また、内部統制システムを整備することにより、各機関・社内組織の機能と役割分担を明確にして迅速な意思決定と執行を行います。その経過および結果については適切な監視と情報公開を行い、経営の透明性の向上に努めます。

 

<実施しない主な原則とその理由>
(すべての原則について、2021年6月改訂後のコード(プライム市場向けの内容を含む)に基づき記載しております)
当社はコーポレートガバナンス・コードの各原則を実施しております。

 

<コーポレートガバナンス・コードの各原則に基づいて開示している主な原則>(抜粋)

原則

開示内容

【原則1-4 いわゆる政策保有株式】 ・他社の株式を政策保有するにあたっては、その保有が取引先、地域社会その他のステークホルダーとの関係強化をもたらし、ひいては中長期的視点で当社の企業価値向上に資するものかどうか等を十分に検討します。このような検討を経て取得した株式については、毎年個別銘柄ごとに保有目的の適切性や保有に伴う便益およびリスクが資本コストに見合っているか等を精査し、保有の適否を検証します。

・2022年度における適否検証では、2022年12月28日開催の取締役会において、いずれの銘柄についても保有が妥当であると判断いたしましたが、財務戦略の最適化の観点から一部の保有銘柄について縮減を進めることとし、年度末までに上場株式6銘柄の全数売却、同6銘柄の一部売却を完了いたしました。その売却価額の合計額は48億16百万円であります。しかしながら、年度末にかけての株価上昇の影響から、政策保有株式の連結貸借対照表計上額は802億95百万円(対連結純資産比率23.66%)となりました。
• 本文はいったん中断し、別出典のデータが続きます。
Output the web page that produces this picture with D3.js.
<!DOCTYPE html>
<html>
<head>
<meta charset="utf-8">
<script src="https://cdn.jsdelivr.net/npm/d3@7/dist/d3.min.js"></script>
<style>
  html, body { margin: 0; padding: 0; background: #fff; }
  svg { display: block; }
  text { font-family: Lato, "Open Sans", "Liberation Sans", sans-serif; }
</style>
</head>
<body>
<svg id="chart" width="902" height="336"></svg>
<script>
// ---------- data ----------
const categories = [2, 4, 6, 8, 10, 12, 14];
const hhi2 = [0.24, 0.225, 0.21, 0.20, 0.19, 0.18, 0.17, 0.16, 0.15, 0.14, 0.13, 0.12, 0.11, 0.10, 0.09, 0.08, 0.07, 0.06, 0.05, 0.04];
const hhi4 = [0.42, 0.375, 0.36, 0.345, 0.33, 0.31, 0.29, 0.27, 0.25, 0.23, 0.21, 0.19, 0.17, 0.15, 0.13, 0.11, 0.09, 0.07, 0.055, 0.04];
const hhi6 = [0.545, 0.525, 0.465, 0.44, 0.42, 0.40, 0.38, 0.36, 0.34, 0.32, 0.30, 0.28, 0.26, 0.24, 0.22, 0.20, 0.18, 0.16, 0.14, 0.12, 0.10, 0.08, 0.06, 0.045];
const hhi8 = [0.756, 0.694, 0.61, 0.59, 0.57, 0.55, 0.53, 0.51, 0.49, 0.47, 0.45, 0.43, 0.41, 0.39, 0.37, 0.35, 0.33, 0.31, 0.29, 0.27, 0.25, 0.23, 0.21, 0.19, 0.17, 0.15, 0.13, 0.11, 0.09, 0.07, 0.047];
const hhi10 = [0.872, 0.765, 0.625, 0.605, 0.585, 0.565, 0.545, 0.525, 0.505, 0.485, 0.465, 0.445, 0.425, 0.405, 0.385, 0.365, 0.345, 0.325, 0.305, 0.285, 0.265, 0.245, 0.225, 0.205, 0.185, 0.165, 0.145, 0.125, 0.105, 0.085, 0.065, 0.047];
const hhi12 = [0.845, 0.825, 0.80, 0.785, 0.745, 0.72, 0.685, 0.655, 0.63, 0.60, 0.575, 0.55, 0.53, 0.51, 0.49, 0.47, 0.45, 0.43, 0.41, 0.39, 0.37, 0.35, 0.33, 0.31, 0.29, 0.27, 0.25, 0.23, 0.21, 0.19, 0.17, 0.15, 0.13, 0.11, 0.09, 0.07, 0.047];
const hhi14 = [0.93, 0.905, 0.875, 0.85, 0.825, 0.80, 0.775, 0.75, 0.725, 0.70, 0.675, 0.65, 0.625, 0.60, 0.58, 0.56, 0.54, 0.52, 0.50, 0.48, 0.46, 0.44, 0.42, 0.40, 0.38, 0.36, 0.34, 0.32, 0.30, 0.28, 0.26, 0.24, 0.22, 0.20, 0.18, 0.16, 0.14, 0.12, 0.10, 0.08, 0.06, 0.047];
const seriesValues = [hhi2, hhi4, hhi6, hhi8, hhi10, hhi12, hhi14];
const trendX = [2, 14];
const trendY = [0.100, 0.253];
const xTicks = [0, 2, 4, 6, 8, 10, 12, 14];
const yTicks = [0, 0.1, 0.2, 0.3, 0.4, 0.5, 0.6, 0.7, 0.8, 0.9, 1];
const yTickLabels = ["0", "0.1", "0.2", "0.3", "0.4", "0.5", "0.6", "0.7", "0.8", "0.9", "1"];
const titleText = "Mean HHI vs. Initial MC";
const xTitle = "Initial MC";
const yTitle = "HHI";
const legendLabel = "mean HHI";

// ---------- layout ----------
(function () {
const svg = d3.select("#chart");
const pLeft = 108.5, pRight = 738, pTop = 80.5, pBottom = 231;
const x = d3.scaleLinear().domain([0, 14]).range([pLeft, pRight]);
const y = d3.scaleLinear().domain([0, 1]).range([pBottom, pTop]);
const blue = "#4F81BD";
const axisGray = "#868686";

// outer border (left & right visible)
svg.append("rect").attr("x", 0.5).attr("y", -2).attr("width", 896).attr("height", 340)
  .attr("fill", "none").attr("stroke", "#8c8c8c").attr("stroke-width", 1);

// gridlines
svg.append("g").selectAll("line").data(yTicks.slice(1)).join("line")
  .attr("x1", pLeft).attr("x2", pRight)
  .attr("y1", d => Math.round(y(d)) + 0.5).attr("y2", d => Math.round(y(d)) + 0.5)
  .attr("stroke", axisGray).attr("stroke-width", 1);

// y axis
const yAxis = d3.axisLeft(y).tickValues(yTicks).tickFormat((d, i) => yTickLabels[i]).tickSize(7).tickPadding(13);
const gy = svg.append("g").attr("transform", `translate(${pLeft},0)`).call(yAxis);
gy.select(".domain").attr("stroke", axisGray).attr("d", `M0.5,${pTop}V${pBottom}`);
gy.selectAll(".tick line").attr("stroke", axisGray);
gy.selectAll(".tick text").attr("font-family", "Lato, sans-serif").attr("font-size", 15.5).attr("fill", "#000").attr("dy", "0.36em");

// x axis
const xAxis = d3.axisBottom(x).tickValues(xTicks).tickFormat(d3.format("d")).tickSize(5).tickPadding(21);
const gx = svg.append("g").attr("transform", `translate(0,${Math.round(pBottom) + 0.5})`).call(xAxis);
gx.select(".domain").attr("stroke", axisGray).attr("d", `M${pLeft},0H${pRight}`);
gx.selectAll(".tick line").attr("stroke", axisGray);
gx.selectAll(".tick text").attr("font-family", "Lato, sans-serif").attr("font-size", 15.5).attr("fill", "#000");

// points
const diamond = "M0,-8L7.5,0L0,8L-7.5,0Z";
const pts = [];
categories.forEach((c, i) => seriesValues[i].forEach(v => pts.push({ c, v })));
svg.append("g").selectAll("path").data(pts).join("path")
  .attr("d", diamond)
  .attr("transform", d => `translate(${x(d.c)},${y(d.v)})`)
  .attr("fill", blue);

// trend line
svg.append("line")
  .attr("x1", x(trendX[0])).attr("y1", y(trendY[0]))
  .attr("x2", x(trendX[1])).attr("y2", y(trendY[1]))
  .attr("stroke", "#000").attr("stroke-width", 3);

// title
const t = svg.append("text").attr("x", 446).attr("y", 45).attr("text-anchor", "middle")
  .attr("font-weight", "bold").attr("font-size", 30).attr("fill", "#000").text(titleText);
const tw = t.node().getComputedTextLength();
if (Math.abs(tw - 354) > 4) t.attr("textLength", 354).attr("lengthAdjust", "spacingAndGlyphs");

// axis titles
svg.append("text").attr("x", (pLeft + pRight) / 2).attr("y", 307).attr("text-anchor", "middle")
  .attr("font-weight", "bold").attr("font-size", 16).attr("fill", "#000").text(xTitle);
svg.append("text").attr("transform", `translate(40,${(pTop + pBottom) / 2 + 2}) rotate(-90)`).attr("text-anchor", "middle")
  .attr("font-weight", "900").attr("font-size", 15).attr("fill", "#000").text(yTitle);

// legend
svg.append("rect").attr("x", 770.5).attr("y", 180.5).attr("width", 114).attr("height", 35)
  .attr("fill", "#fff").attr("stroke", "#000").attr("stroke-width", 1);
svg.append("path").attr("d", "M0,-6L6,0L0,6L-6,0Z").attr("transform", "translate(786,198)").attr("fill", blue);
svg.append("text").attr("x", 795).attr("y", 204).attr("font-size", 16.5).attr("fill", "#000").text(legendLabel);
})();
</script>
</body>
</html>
・2023年度から開始する中期経営計画「STAGE30」第2フェーズでは、全社戦略の一つとして「経営基盤を「磨き上げる」」を掲げ、ガバナンス強化を重視して企業価値の向上を実現してまいります。財務戦略の面でも2026年度目標として「政策保有株式の対連結純資産比率15%未満」を設定し、その達成に向けてさらなる縮減を進めていく計画です。

・政策保有株式の議決権については、投資先企業の中長期的な企業価値向上の観点からその行使の判断を行います。
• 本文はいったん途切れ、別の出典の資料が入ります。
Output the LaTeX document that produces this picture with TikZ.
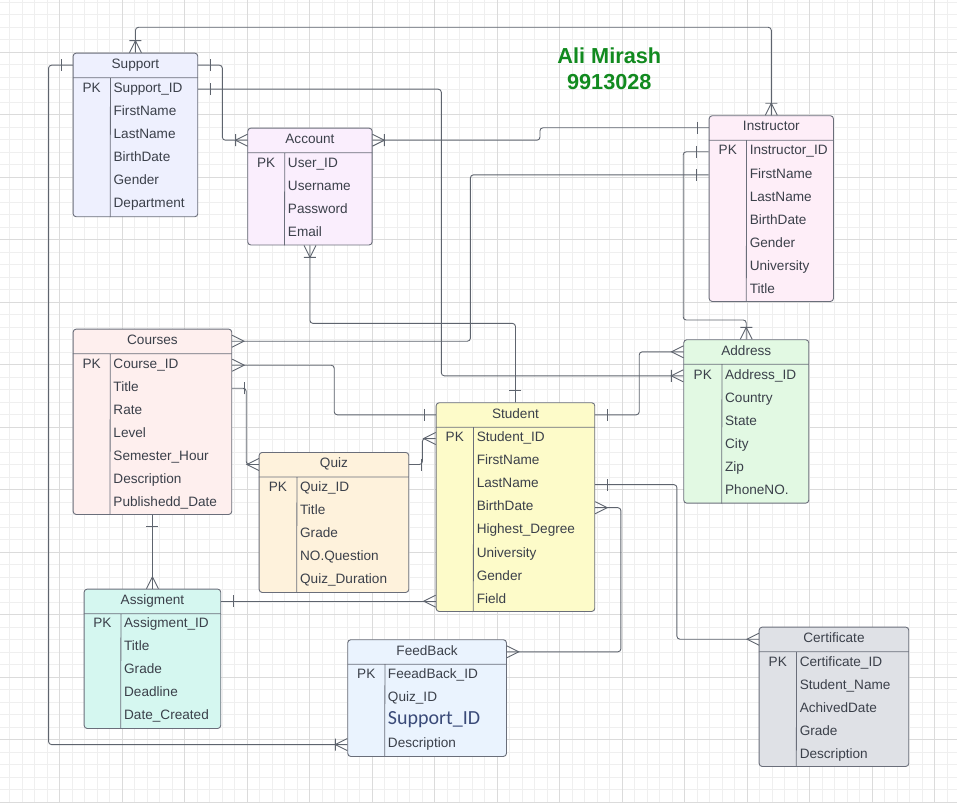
\documentclass[tikz,border=0pt]{standalone}
\usepackage{fontspec}
\setmainfont{Liberation Sans}
\newfontfamily\carlito{Carlito}
\usepackage{tikz}
\usetikzlibrary{positioning}

\definecolor{ink}{HTML}{3B404A}
\definecolor{wire}{HTML}{5E646E}
\definecolor{frame}{HTML}{6A6E7A}
\definecolor{gridminor}{HTML}{EFEFEF}
\definecolor{gridmajor}{HTML}{DBDBDB}
\definecolor{namegreen}{HTML}{118A1F}
\definecolor{supblue}{HTML}{3A4A78}
\definecolor{supportc}{HTML}{EEF0FE}
\definecolor{accountc}{HTML}{FAEEFD}
\definecolor{instructorc}{HTML}{FEEEF8}
\definecolor{coursesc}{HTML}{FEEFEE}
\definecolor{quizc}{HTML}{FEF2DC}
\definecolor{studentc}{HTML}{FDFBC9}
\definecolor{addressc}{HTML}{E2F9E3}
\definecolor{assigmentc}{HTML}{D5F7F0}
\definecolor{feedbackc}{HTML}{EAF3FE}
\definecolor{certificatec}{HTML}{DFE1E6}

% er end marks
\pgfdeclarearrow{
  name = one,
  setup code = {
    \pgfarrowssettipend{0pt}
    \pgfarrowssetlineend{0pt}
    \pgfarrowssetbackend{-12pt}
    \pgfarrowshullpoint{-12pt}{6pt}
    \pgfarrowshullpoint{-12pt}{-6pt}
    \pgfarrowshullpoint{0pt}{0pt}
  },
  drawing code = {
    \pgfpathmoveto{\pgfqpoint{-12pt}{6pt}}
    \pgfpathlineto{\pgfqpoint{-12pt}{-6pt}}
    \pgfusepathqstroke
  }
}
\pgfdeclarearrow{
  name = many,
  setup code = {
    \pgfarrowssettipend{0pt}
    \pgfarrowssetlineend{0pt}
    \pgfarrowssetbackend{-12pt}
    \pgfarrowshullpoint{0pt}{6pt}
    \pgfarrowshullpoint{0pt}{-6pt}
    \pgfarrowshullpoint{-12pt}{0pt}
  },
  drawing code = {
    \pgfpathmoveto{\pgfqpoint{0pt}{6pt}}
    \pgfpathlineto{\pgfqpoint{-12pt}{0pt}}
    \pgfpathlineto{\pgfqpoint{0pt}{-6pt}}
    \pgfusepathqstroke
  }
}
\pgfdeclarearrow{
  name = onemany,
  setup code = {
    \pgfarrowssettipend{0pt}
    \pgfarrowssetlineend{0pt}
    \pgfarrowssetbackend{-12pt}
    \pgfarrowshullpoint{0pt}{6pt}
    \pgfarrowshullpoint{0pt}{-6pt}
    \pgfarrowshullpoint{-12pt}{6pt}
    \pgfarrowshullpoint{-12pt}{-6pt}
  },
  drawing code = {
    \pgfpathmoveto{\pgfqpoint{0pt}{6pt}}
    \pgfpathlineto{\pgfqpoint{-12pt}{0pt}}
    \pgfpathlineto{\pgfqpoint{0pt}{-6pt}}
    \pgfpathmoveto{\pgfqpoint{-12pt}{6pt}}
    \pgfpathlineto{\pgfqpoint{-12pt}{-6pt}}
    \pgfusepathqstroke
  }
}

\begin{document}
\begin{tikzpicture}[x=1pt,y=-1pt]

\tikzstyle{table}=[draw=frame, line width=0.9pt, rounded corners=3pt, anchor=north west, inner sep=0]
\tikzstyle{head}=[minimum height=24.6, inner sep=0, text=ink, font=\fontsize{13.6}{16}\selectfont, text height=9.4, text depth=3]
\tikzstyle{field}=[anchor=west, inner sep=0, text=ink, font=\fontsize{13.6}{16}\selectfont, text height=9.4, text depth=3]
\tikzstyle{sep}=[draw=frame, line width=0.8pt]
\tikzstyle{line}=[draw=wire, line width=0.9pt, rounded corners=3pt]

\useasboundingbox (0,0) rectangle (957,802);
\fill[white] (0,0) rectangle (957,802);

% grid
\foreach \i in {0,...,77} \draw[gridminor, line width=0.8pt] ({-2.6+12.494*\i},0) -- ++(0,802);
\foreach \i in {0,...,65} \draw[gridminor, line width=0.8pt] (0,{-10.17+12.494*\i}) -- ++(957,0);
\foreach \i in {0,...,15} \draw[gridmajor, line width=0.8pt] ({-2.6+62.47*\i},0) -- ++(0,802);
\foreach \i in {0,...,13} \draw[gridmajor, line width=0.8pt] (0,{-10.17+62.47*\i}) -- ++(957,0);

\node[font=\bfseries\fontsize{21.7}{26}\selectfont, text=namegreen, align=center] (name) at (609.3,68.7) {Ali Mirash\\9913028};

% Support
\node[table, fill=supportc, minimum width=124.6, minimum height=163.6] (support) at (72.7,52.7) {};
\node[head, minimum width=124.6, below=0pt of support.north] (support-t) {Support};
\draw[sep] (support-t.south west) -- (support-t.south east) ([xshift=37.5]support-t.south west) -- ([xshift=37.5]support.south west);
\node[field, anchor=center] at ([xshift=18.7, yshift=-11.5]support-t.south west) {PK};
\foreach \f [count=\i] in {Support\_ID,FirstName,LastName,BirthDate,Gender,Department}
  \node[field] (support-\i) at ([xshift=40.5, yshift={-11.5-23.06*(\i-1)}]support-t.south west) {\f};

% Account
\node[table, fill=accountc, minimum width=124.4, minimum height=116.8] (account) at (247.3,127.7) {};
\node[head, minimum width=124.4, below=0pt of account.north] (account-t) {Account};
\draw[sep] (account-t.south west) -- (account-t.south east) ([xshift=37.2]account-t.south west) -- ([xshift=37.2]account.south west);
\node[field, anchor=center] at ([xshift=18.6, yshift=-11.5]account-t.south west) {PK};
\foreach \f [count=\i] in {User\_ID,Username,Password,Email}
  \node[field] (account-\i) at ([xshift=40.2, yshift={-11.5-23.06*(\i-1)}]account-t.south west) {\f};

% Instructor
\node[table, fill=instructorc, minimum width=124.3, minimum height=185.7] (instructor) at (708.7,115.3) {};
\node[head, minimum width=124.3, below=0pt of instructor.north] (instructor-t) {Instructor};
\draw[sep] (instructor-t.south west) -- (instructor-t.south east) ([xshift=37.6]instructor-t.south west) -- ([xshift=37.6]instructor.south west);
\node[field, anchor=center] at ([xshift=18.8, yshift=-11.5]instructor-t.south west) {PK};
\foreach \f [count=\i] in {Instructor\_ID,FirstName,LastName,BirthDate,Gender,University,Title}
  \node[field] (instructor-\i) at ([xshift=40.6, yshift={-11.5-23.06*(\i-1)}]instructor-t.south west) {\f};

% Courses
\node[table, fill=coursesc, minimum width=158.6, minimum height=185.3] (courses) at (72.7,328.7) {};
\node[head, minimum width=158.6, below=0pt of courses.north] (courses-t) {Courses};
\draw[sep] (courses-t.south west) -- (courses-t.south east) ([xshift=37.3]courses-t.south west) -- ([xshift=37.3]courses.south west);
\node[field, anchor=center] at ([xshift=18.7, yshift=-11.5]courses-t.south west) {PK};
\foreach \f [count=\i] in {Course\_ID,Title,Rate,Level,Semester\_Hour,Description,Publishedd\_Date}
  \node[field] (courses-\i) at ([xshift=40.3, yshift={-11.5-23.06*(\i-1)}]courses-t.south west) {\f};

% Quiz
\node[table, fill=quizc, minimum width=149.6, minimum height=140] (quiz) at (258.7,452) {};
\node[head, minimum width=149.6, below=0pt of quiz.north] (quiz-t) {Quiz};
\draw[sep] (quiz-t.south west) -- (quiz-t.south east) ([xshift=38]quiz-t.south west) -- ([xshift=38]quiz.south west);
\node[field, anchor=center] at ([xshift=19, yshift=-11.5]quiz-t.south west) {PK};
\foreach \f [count=\i] in {Quiz\_ID,Title,Grade,NO.Question,Quiz\_Duration}
  \node[field] (quiz-\i) at ([xshift=41, yshift={-11.5-23.06*(\i-1)}]quiz-t.south west) {\f};

% Student
\node[table, fill=studentc, minimum width=158.6, minimum height=208.7] (student) at (435.7,402.3) {};
\node[head, minimum width=158.6, below=0pt of student.north] (student-t) {Student};
\draw[sep] (student-t.south west) -- (student-t.south east) ([xshift=37.6]student-t.south west) -- ([xshift=37.6]student.south west);
\node[field, anchor=center] at ([xshift=18.8, yshift=-11.2]student-t.south west) {PK};
\foreach \f [count=\i] in {Student\_ID,FirstName,LastName,BirthDate,Highest\_Degree,University,Gender,Field}
  \node[field] (student-\i) at ([xshift=40.6, yshift={-11.2-23.06*(\i-1)}]student-t.south west) {\f};

% Address
\node[table, fill=addressc, minimum width=125, minimum height=163.4] (address) at (683.3,339.3) {};
\node[head, minimum width=125, below=0pt of address.north] (address-t) {Address};
\draw[sep] (address-t.south west) -- (address-t.south east) ([xshift=38.4]address-t.south west) -- ([xshift=38.4]address.south west);
\node[field, anchor=center] at ([xshift=19.2, yshift=-11.5]address-t.south west) {PK};
\foreach \f [count=\i] in {Address\_ID,Country,State,City,Zip,PhoneNO.}
  \node[field] (address-\i) at ([xshift=41.4, yshift={-11.5-23.06*(\i-1)}]address-t.south west) {\f};

% Assigment
\node[table, fill=assigmentc, minimum width=136.6, minimum height=139.3] (assigment) at (83.7,588.7) {};
\node[head, minimum width=136.6, below=0pt of assigment.north] (assigment-t) {Assigment};
\draw[sep] (assigment-t.south west) -- (assigment-t.south east) ([xshift=37]assigment-t.south west) -- ([xshift=37]assigment.south west);
\node[field, anchor=center] at ([xshift=18.5, yshift=-10.8]assigment-t.south west) {PK};
\foreach \f [count=\i] in {Assigment\_ID,Title,Grade,Deadline,Date\_Created}
  \node[field] (assigment-\i) at ([xshift=40, yshift={-10.8-23.06*(\i-1)}]assigment-t.south west) {\f};

% FeedBack
\node[table, fill=feedbackc, minimum width=158.7, minimum height=116.7] (feedback) at (347.3,639.3) {};
\node[head, minimum width=158.7, below=0pt of feedback.north] (feedback-t) {FeedBack};
\draw[sep] (feedback-t.south west) -- (feedback-t.south east) ([xshift=37.4]feedback-t.south west) -- ([xshift=37.4]feedback.south west);
\node[field, anchor=center] at ([xshift=18.7, yshift=-11.1]feedback-t.south west) {PK};
\foreach \f [count=\i] in {FeeadBack\_ID,Quiz\_ID,{\color{supblue}\carlito\fontsize{20}{22}\selectfont Support\_ID},Description}
  \node[field] (feedback-\i) at ([xshift=40.2, yshift={-11.1-23.06*(\i-1)}]feedback-t.south west) {\f};

% Certificate
\node[table, fill=certificatec, minimum width=149.6, minimum height=139.3] (certificate) at (758.7,626.7) {};
\node[head, minimum width=149.6, below=0pt of certificate.north] (certificate-t) {Certificate};
\draw[sep] (certificate-t.south west) -- (certificate-t.south east) ([xshift=37.6]certificate-t.south west) -- ([xshift=37.6]certificate.south west);
\node[field, anchor=center] at ([xshift=18.8, yshift=-11.5]certificate-t.south west) {PK};
\foreach \f [count=\i] in {Certificate\_ID,Student\_Name,AchivedDate,Grade,Description}
  \node[field] (certificate-\i) at ([xshift=40.6, yshift={-11.5-23.06*(\i-1)}]certificate-t.south west) {\f};

% relations
\path[line, onemany-onemany] (support.north) -- ++(0,-25.4) -| (instructor.north);
\path[line, one-onemany] (support-t.west) -- ++(-24.4,0) |- (feedback.west |- feedback-4);
\path[line, one-onemany] (support-t.east) -- ++(24.4,0) |- (account-t.west);
\path[line, one-onemany] (support.east |- support-1) -- ++(243.1,0) |- (address.west |- address-1);
\path[line, onemany-one] (account-t.east) -- ++(167.6,0) |- (instructor-t.west);
\path[line, onemany-one] (account.south) -- ++(0,78) -| (student.north);
\path[line, one-many] (instructor.west |- instructor-2) -- ++(-238.3,0) |- (courses-t.east);
\path[line, one-onemany] (instructor.west |- instructor-1) -- ++(-25.5,0) |- ([yshift=19.3]address.north) -- (address.north);
\path[line, many-one] (courses.east |- courses-1) -- ++(102,0) |- (student-t.west);
\path[line, one-many] (student-t.east) -- ++(44.3,0) |- (address-t.west);
\path[line, one-many] (courses.east |- courses-2) -- ++(14,0) |- (quiz-t.west);
\path[line, one-many] (quiz-t.east) -- ++(13.4,0) |- (student.west |- student-1);
\path[line, one-many] (courses.south) -- (assigment.north);
\path[line, one-many] (assigment-t.east) -- (assigment-t.east -| student.west);
\path[line, one-many] (student.east |- student-3) -- ++(81.7,0) |- (certificate-t.west);
\path[line, many-many] (student.east |- student-4) -- ++(25.7,0) |- (feedback-t.east);

\end{tikzpicture}
\end{document}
【補充原則4−11−1 取締役会のバランス・多様性および規模に関する考え方】 ・取締役会は、知識・経験・専門性等のバックグラウンドが異なる多様な取締役で構成するものとし、その員数は、会議体として十分な審議を尽くし、迅速かつ合理的な意思決定を行うに適切な規模という観点から、定款の規定に基づき15名以内とします。

・社外の企業経営者や行政官経験者等、豊富な経験および見識を有する者による意見を当社の経営方針に適切に反映させるため、また、取締役会による独立かつ客観的な経営の監督の実効性を確保するため、業務執行に携わらない独立社外取締役を複数名選任します。
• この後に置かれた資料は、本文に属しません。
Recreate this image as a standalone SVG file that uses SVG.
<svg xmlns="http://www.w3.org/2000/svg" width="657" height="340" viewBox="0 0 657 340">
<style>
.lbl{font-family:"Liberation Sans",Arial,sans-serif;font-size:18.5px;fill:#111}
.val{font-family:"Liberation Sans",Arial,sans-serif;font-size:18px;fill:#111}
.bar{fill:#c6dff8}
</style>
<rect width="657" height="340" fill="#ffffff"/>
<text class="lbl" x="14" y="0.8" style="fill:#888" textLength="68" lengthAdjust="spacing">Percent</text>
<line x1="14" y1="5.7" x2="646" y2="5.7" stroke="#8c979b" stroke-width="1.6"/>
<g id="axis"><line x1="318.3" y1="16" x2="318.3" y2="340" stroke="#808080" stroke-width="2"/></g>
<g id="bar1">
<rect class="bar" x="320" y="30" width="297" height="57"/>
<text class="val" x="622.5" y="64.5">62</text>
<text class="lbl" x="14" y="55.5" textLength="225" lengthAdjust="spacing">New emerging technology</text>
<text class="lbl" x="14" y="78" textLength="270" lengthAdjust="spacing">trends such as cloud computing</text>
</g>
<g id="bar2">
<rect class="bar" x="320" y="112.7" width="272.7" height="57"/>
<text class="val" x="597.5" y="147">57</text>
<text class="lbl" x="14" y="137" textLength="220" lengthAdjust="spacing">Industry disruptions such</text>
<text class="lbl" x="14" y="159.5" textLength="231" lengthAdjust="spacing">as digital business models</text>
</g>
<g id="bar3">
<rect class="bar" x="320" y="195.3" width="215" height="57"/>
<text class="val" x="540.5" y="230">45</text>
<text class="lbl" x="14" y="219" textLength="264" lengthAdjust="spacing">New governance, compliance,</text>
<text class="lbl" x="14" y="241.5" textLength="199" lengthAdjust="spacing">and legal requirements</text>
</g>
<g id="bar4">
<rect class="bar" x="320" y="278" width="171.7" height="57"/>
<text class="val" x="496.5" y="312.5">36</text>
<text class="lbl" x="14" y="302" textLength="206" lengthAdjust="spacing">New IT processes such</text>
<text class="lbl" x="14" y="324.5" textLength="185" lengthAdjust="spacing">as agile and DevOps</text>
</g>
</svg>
・当社の経営戦略に照らして取締役会が備えるべきスキルと、各取締役が有し、且つ当社がその発揮を特に期待するスキルの組み合わせの一覧(いわゆるスキルマトリックス)については、当社「定時株主総会招集ご通知」

https://www.zeon.co.jp/ir/stock/meeting/

中の株主総会参考書類をご参照ください。

【原則5-1 株主との建設的な対話に関する方針】 ・当社における株主との対話はIR・SR担当部署が主管し、管理担当役員が統括します。

・IR・SR担当部署は、当社内の関係部門と適宜情報交換を行い、株主に対する正確かつ偏りのない情報提供を行います。

・当社は、四半期毎の投資家向け説明会の開催、当社WEBサイトにて開示する決算説明資料の充実、個人投資家向け会社説明会への参加など、 個別面談以外の対話の手段の充実にも継続的に取り組みます。

・IR・SR担当部署は、株主との対話にて寄せられた意見について適宜整理・分析を行い、代表取締役に報告します。

・当社は、インサイダー取引・適時開示等管理規程に基づき、未公表の重要事実の管理を徹底し、情報漏洩のないよう株主との対話を行います。